Örneğin, Yaşamın ilk 3 yılı, beynin en hızlı geliştiği, konuşma ve dil becerilerinin kazanılması için en kritik dönemdir. Bu beceriler, sesler, görüntüler, değişik ortamlar ve başkalarının konuşma ve seslerine sürekli maruz kalma ile zengin uyaranların sunulması ile en iyi şekilde gelişir.
Dedi ki:
Çok fazla teknik konular bunlar. Biraz zorlanıyorum anlamakta. Daha somutlayabilir miyiz çocuklarla ilgili bu konuşmayı.
Dedim ki:
Tabii ki. O halde yetişkinlere bir mesaj verelim.
Dedi ki:
Belki de onların bizden daha çok ihtiyacı vardır. Dinliyorum.
Dedim ki:
Problemli çocuk yoktur.
Problemleri olan çocuk vardır.
Yaramaz çocuk yoktur.
Hareketli çocuk vardır.
Sözden anlamayan çocuk yoktur.
Söylenen sözden küçük çocuk vardır.
Yalan söyleyen çocuk yoktur.
Hayal gücü yüksek çocuk vardır.
Ödev yapmayan çocuk yoktur.
Sorumluluk bilinci oluşturulmayan çocuk vardır.
Öğrenemeyen çocuk yoktur.
Öğrenme ve öğretme ortamı uygun olmayan çocuk vardır.
Yeteneksiz çocuk yoktur.
Yeteneklerini sergileyecek ortamı olmayan çocuk vardır.
Kötü söz söyleyen çocuk yoktur.
Yetişkinlerden kötü söz duyan çocuk vardır.
Kimliksiz çocuk yoktur.
Çocukta ipotekli, dağınık, ters kimlik oluşturan yetişkin vardır.
Başarısız çocuk yoktur.
Çocukta aşağılık duygusu oluşturan yetişkin vardır.

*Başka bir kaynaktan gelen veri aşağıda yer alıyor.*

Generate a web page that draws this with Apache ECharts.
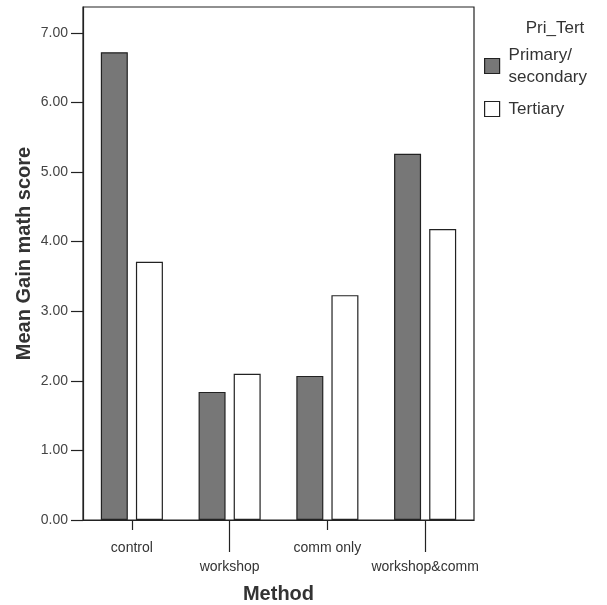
<!DOCTYPE html>
<html><head><meta charset="utf-8">
<script src="https://cdn.jsdelivr.net/npm/echarts@6/dist/echarts.min.js"></script>
<style>html,body{margin:0;padding:0;background:#fff}#c{width:607px;height:605px}</style>
</head><body><div id="c"></div>
<script>
const categories = ['control', 'workshop', 'comm only', 'workshop&comm'];
const primarySecondary = [6.72, 1.84, 2.07, 5.26];
const tertiary = [3.71, 2.10, 3.23, 4.18];
const yTicks = [0, 1, 2, 3, 4, 5, 6, 7];
const seriesNames = ['Primary/\nsecondary', 'Tertiary'];

const font = 'Liberation Sans, Arial, sans-serif';
const chart = echarts.init(document.getElementById('c'), null, {renderer: 'canvas'});
chart.setOption({
  backgroundColor: '#fff',
  animation: false,
  title: {
    text: 'Pri_Tert', left: 550, textAlign: 'center', top: 15,
    textStyle: {fontFamily: font, fontSize: 17, fontWeight: 'normal', color: '#333'}
  },
  legend: {
    orient: 'vertical', left: 479, top: 39,
    itemWidth: 15, itemHeight: 15, itemGap: 10, icon: 'rect',
    data: seriesNames,
    itemStyle: {borderColor: '#222', borderWidth: 1.2},
    textStyle: {fontFamily: font, fontSize: 17, color: '#333', lineHeight: 22, padding: [0,0,0,4]}
  },
  grid: {left: 83, right: 133, top: 7, bottom: 85, show: true, borderColor: '#222', borderWidth: 1.2,
    containLabel: false, outerBoundsMode: 'none'},
  xAxis: [{
    type: 'category', data: categories, position: 'bottom',
    name: 'Method', nameLocation: 'middle', nameGap: 64, nameMoveOverlap: false,
    nameTextStyle: {fontFamily: font, fontSize: 20, fontWeight: 'bold', color: '#333'},
    axisLine: {show: true, lineStyle: {color: '#222', width: 1.2}},
    axisTick: {show: true, alignWithLabel: true, length: 32, lineStyle: {color: '#222', width: 1.2},
      interval: function (i) { return i % 2 === 1; }},
    axisLabel: {interval: 0, margin: 19, fontFamily: font, fontSize: 14, color: '#333',
      formatter: function (v, i) { return i % 2 === 1 ? '\n' + v : v + '\n '; },
      lineHeight: 19}
  }, {
    type: 'category', data: categories, position: 'bottom',
    axisLine: {show: false},
    axisTick: {show: true, alignWithLabel: true, length: 10, lineStyle: {color: '#222', width: 1.2},
      interval: function (i) { return i % 2 === 0; }},
    axisLabel: {show: false}
  }],
  yAxis: {
    type: 'value', min: 0, max: 7.37,
    name: 'Mean Gain math score', nameLocation: 'middle', nameGap: 49, nameMoveOverlap: false,
    nameTextStyle: {fontFamily: font, fontSize: 20, fontWeight: 'bold', color: '#333', padding: [0, 0, 0, 20]},
    splitLine: {show: false},
    axisLine: {show: true, lineStyle: {color: '#222', width: 1.2}},
    axisTick: {show: true, length: 12, customValues: yTicks, lineStyle: {color: '#222', width: 1.2}},
    axisLabel: {customValues: yTicks, margin: 15, fontFamily: font, fontSize: 14, color: '#444',
      formatter: function (v) { return v.toFixed(2); }}
  },
  series: [{
    name: seriesNames[0], type: 'bar', data: primarySecondary, barWidth: 27, barGap: '30%',
    itemStyle: {color: '#777777', borderColor: '#222', borderWidth: 1.2}
  }, {
    name: seriesNames[1], type: 'bar', data: tertiary, barWidth: 27, barGap: '30%',
    itemStyle: {color: '#ffffff', borderColor: '#222', borderWidth: 1.2}
  }]
});
</script></body></html>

Kendinden ve çevresinden uzak çocuk yoktur.
Yalıtılmış çocuk vardır.
...
Kısaca Watson'un deyimiyle, "Bana yeni doğan bir bebek verin, ben onu istediğim gibi, istersem bilim insanı istersem bir katil yaparım."
Dedi ki:
Ne çok yanlışı doğru biliyormuşuz!
Dedim ki:
Maalesef öyle.
Dedi ki:
Ama sanki yetişkinlere biraz haksızlık olmuyor mu?
Dedim ki:
Yapmaya çalıştığım şey, bilimi referans alıp tespit yapmak. Yargılamak benim işim değil. Bildiğim en önemli şey şu: "Çocuklar gördükleriyle büyürler."
Dedi ki:
Galiba söylenmesi gereken son şeyi de söylemiş oldunuz. Bu keyifli sohbet için teşekkür ediyorum.
Dedim ki:
Aslında merakın, öğrenme isteğin ve duyarlılığın için ben teşekkür ediyorum.